* **WORK TO BE COMPLETED**:
The listing beneath should be written out in full, exactly as shown.

[Start GIVEN DATA]

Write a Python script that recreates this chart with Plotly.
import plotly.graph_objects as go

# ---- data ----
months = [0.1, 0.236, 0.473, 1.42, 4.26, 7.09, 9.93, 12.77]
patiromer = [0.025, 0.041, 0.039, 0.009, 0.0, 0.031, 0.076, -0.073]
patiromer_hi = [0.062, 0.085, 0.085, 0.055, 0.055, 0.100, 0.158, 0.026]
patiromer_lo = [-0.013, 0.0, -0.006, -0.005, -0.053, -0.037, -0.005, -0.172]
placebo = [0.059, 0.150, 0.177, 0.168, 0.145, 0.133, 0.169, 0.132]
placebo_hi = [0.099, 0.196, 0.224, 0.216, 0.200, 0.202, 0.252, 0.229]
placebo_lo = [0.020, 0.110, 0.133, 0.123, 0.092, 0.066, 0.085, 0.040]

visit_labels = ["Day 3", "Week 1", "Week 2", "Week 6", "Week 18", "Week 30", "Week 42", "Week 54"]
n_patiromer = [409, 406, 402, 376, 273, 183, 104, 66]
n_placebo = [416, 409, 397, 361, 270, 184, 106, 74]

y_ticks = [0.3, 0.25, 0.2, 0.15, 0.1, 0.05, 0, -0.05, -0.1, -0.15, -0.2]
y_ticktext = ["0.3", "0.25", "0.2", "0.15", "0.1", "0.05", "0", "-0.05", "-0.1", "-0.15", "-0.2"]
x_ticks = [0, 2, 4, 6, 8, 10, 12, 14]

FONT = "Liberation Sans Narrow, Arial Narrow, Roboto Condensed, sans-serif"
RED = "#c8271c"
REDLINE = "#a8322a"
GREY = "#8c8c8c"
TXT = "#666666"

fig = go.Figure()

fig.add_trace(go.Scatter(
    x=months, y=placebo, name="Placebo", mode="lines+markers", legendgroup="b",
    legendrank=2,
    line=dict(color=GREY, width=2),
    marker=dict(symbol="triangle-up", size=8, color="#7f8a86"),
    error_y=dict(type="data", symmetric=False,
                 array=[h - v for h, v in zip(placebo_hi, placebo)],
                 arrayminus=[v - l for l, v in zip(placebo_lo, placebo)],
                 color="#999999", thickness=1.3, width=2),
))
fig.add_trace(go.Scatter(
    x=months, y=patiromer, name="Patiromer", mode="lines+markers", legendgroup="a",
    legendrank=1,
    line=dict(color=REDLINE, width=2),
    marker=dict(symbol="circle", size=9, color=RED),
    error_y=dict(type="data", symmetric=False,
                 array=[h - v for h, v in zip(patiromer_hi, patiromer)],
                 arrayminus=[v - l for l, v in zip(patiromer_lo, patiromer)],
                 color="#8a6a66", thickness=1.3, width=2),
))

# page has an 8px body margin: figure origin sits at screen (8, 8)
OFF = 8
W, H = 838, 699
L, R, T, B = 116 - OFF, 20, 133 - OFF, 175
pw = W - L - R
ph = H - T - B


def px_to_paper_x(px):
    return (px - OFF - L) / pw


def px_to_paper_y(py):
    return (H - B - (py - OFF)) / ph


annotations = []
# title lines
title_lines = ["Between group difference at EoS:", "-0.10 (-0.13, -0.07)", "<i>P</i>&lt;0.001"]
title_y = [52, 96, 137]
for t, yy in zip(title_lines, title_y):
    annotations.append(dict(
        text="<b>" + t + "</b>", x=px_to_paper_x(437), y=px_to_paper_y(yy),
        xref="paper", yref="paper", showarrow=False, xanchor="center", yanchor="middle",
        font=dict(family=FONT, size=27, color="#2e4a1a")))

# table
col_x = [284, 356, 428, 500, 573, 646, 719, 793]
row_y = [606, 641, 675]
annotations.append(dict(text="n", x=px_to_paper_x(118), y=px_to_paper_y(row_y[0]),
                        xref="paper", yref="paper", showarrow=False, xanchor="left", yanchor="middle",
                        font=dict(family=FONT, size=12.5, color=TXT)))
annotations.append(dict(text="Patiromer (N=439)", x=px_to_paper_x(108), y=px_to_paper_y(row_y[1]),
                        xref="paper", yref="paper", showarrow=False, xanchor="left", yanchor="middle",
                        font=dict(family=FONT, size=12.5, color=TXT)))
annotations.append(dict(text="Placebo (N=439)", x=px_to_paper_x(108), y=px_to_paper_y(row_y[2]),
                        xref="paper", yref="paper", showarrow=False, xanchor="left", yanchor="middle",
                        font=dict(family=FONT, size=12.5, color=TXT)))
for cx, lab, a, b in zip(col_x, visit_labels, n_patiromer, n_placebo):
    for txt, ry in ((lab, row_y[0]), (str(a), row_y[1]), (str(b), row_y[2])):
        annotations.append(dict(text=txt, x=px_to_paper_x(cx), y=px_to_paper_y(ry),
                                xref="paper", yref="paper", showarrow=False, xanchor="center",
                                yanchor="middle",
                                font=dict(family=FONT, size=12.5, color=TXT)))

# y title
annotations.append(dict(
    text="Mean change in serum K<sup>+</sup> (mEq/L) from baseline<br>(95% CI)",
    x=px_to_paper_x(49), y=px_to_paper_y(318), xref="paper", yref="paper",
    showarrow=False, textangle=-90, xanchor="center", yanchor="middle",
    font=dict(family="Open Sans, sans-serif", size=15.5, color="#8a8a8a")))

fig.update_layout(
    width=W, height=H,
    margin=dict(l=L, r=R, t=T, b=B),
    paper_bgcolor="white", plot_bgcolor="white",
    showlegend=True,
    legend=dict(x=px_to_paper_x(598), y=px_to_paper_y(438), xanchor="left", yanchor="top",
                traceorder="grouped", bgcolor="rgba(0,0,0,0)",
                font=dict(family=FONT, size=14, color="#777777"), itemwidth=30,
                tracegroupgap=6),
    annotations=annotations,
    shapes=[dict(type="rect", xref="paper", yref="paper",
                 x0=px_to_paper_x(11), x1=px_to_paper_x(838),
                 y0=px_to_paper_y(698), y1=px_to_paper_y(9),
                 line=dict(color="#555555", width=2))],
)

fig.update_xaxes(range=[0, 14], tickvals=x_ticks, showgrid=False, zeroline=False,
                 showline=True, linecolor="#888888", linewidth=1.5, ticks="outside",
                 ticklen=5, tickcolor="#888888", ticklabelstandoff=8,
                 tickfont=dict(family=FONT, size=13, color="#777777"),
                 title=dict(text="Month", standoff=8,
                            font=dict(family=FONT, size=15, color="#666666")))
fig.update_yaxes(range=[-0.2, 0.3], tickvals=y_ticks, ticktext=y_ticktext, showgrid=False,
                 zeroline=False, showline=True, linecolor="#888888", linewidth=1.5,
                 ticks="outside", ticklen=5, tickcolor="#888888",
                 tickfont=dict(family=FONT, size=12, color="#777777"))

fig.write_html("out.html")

[End GIVEN DATA]

* **EXPECTED ANSWER**:
Write a Python script that recreates this chart with Plotly.
import plotly.graph_objects as go

# ---- data ----
months = [0.1, 0.236, 0.473, 1.42, 4.26, 7.09, 9.93, 12.77]
patiromer = [0.025, 0.041, 0.039, 0.009, 0.0, 0.031, 0.076, -0.073]
patiromer_hi = [0.062, 0.085, 0.085, 0.055, 0.055, 0.100, 0.158, 0.026]
patiromer_lo = [-0.013, 0.0, -0.006, -0.005, -0.053, -0.037, -0.005, -0.172]
placebo = [0.059, 0.150, 0.177, 0.168, 0.145, 0.133, 0.169, 0.132]
placebo_hi = [0.099, 0.196, 0.224, 0.216, 0.200, 0.202, 0.252, 0.229]
placebo_lo = [0.020, 0.110, 0.133, 0.123, 0.092, 0.066, 0.085, 0.040]

visit_labels = ["Day 3", "Week 1", "Week 2", "Week 6", "Week 18", "Week 30", "Week 42", "Week 54"]
n_patiromer = [409, 406, 402, 376, 273, 183, 104, 66]
n_placebo = [416, 409, 397, 361, 270, 184, 106, 74]

y_ticks = [0.3, 0.25, 0.2, 0.15, 0.1, 0.05, 0, -0.05, -0.1, -0.15, -0.2]
y_ticktext = ["0.3", "0.25", "0.2", "0.15", "0.1", "0.05", "0", "-0.05", "-0.1", "-0.15", "-0.2"]
x_ticks = [0, 2, 4, 6, 8, 10, 12, 14]

FONT = "Liberation Sans Narrow, Arial Narrow, Roboto Condensed, sans-serif"
RED = "#c8271c"
REDLINE = "#a8322a"
GREY = "#8c8c8c"
TXT = "#666666"

fig = go.Figure()

fig.add_trace(go.Scatter(
    x=months, y=placebo, name="Placebo", mode="lines+markers", legendgroup="b",
    legendrank=2,
    line=dict(color=GREY, width=2),
    marker=dict(symbol="triangle-up", size=8, color="#7f8a86"),
    error_y=dict(type="data", symmetric=False,
                 array=[h - v for h, v in zip(placebo_hi, placebo)],
                 arrayminus=[v - l for l, v in zip(placebo_lo, placebo)],
                 color="#999999", thickness=1.3, width=2),
))
fig.add_trace(go.Scatter(
    x=months, y=patiromer, name="Patiromer", mode="lines+markers", legendgroup="a",
    legendrank=1,
    line=dict(color=REDLINE, width=2),
    marker=dict(symbol="circle", size=9, color=RED),
    error_y=dict(type="data", symmetric=False,
                 array=[h - v for h, v in zip(patiromer_hi, patiromer)],
                 arrayminus=[v - l for l, v in zip(patiromer_lo, patiromer)],
                 color="#8a6a66", thickness=1.3, width=2),
))

# page has an 8px body margin: figure origin sits at screen (8, 8)
OFF = 8
W, H = 838, 699
L, R, T, B = 116 - OFF, 20, 133 - OFF, 175
pw = W - L - R
ph = H - T - B


def px_to_paper_x(px):
    return (px - OFF - L) / pw


def px_to_paper_y(py):
    return (H - B - (py - OFF)) / ph


annotations = []
# title lines
title_lines = ["Between group difference at EoS:", "-0.10 (-0.13, -0.07)", "<i>P</i>&lt;0.001"]
title_y = [52, 96, 137]
for t, yy in zip(title_lines, title_y):
    annotations.append(dict(
        text="<b>" + t + "</b>", x=px_to_paper_x(437), y=px_to_paper_y(yy),
        xref="paper", yref="paper", showarrow=False, xanchor="center", yanchor="middle",
        font=dict(family=FONT, size=27, color="#2e4a1a")))

# table
col_x = [284, 356, 428, 500, 573, 646, 719, 793]
row_y = [606, 641, 675]
annotations.append(dict(text="n", x=px_to_paper_x(118), y=px_to_paper_y(row_y[0]),
                        xref="paper", yref="paper", showarrow=False, xanchor="left", yanchor="middle",
                        font=dict(family=FONT, size=12.5, color=TXT)))
annotations.append(dict(text="Patiromer (N=439)", x=px_to_paper_x(108), y=px_to_paper_y(row_y[1]),
                        xref="paper", yref="paper", showarrow=False, xanchor="left", yanchor="middle",
                        font=dict(family=FONT, size=12.5, color=TXT)))
annotations.append(dict(text="Placebo (N=439)", x=px_to_paper_x(108), y=px_to_paper_y(row_y[2]),
                        xref="paper", yref="paper", showarrow=False, xanchor="left", yanchor="middle",
                        font=dict(family=FONT, size=12.5, color=TXT)))
for cx, lab, a, b in zip(col_x, visit_labels, n_patiromer, n_placebo):
    for txt, ry in ((lab, row_y[0]), (str(a), row_y[1]), (str(b), row_y[2])):
        annotations.append(dict(text=txt, x=px_to_paper_x(cx), y=px_to_paper_y(ry),
                                xref="paper", yref="paper", showarrow=False, xanchor="center",
                                yanchor="middle",
                                font=dict(family=FONT, size=12.5, color=TXT)))

# y title
annotations.append(dict(
    text="Mean change in serum K<sup>+</sup> (mEq/L) from baseline<br>(95% CI)",
    x=px_to_paper_x(49), y=px_to_paper_y(318), xref="paper", yref="paper",
    showarrow=False, textangle=-90, xanchor="center", yanchor="middle",
    font=dict(family="Open Sans, sans-serif", size=15.5, color="#8a8a8a")))

fig.update_layout(
    width=W, height=H,
    margin=dict(l=L, r=R, t=T, b=B),
    paper_bgcolor="white", plot_bgcolor="white",
    showlegend=True,
    legend=dict(x=px_to_paper_x(598), y=px_to_paper_y(438), xanchor="left", yanchor="top",
                traceorder="grouped", bgcolor="rgba(0,0,0,0)",
                font=dict(family=FONT, size=14, color="#777777"), itemwidth=30,
                tracegroupgap=6),
    annotations=annotations,
    shapes=[dict(type="rect", xref="paper", yref="paper",
                 x0=px_to_paper_x(11), x1=px_to_paper_x(838),
                 y0=px_to_paper_y(698), y1=px_to_paper_y(9),
                 line=dict(color="#555555", width=2))],
)

fig.update_xaxes(range=[0, 14], tickvals=x_ticks, showgrid=False, zeroline=False,
                 showline=True, linecolor="#888888", linewidth=1.5, ticks="outside",
                 ticklen=5, tickcolor="#888888", ticklabelstandoff=8,
                 tickfont=dict(family=FONT, size=13, color="#777777"),
                 title=dict(text="Month", standoff=8,
                            font=dict(family=FONT, size=15, color="#666666")))
fig.update_yaxes(range=[-0.2, 0.3], tickvals=y_ticks, ticktext=y_ticktext, showgrid=False,
                 zeroline=False, showline=True, linecolor="#888888", linewidth=1.5,
                 ticks="outside", ticklen=5, tickcolor="#888888",
                 tickfont=dict(family=FONT, size=12, color="#777777"))

fig.write_html("out.html")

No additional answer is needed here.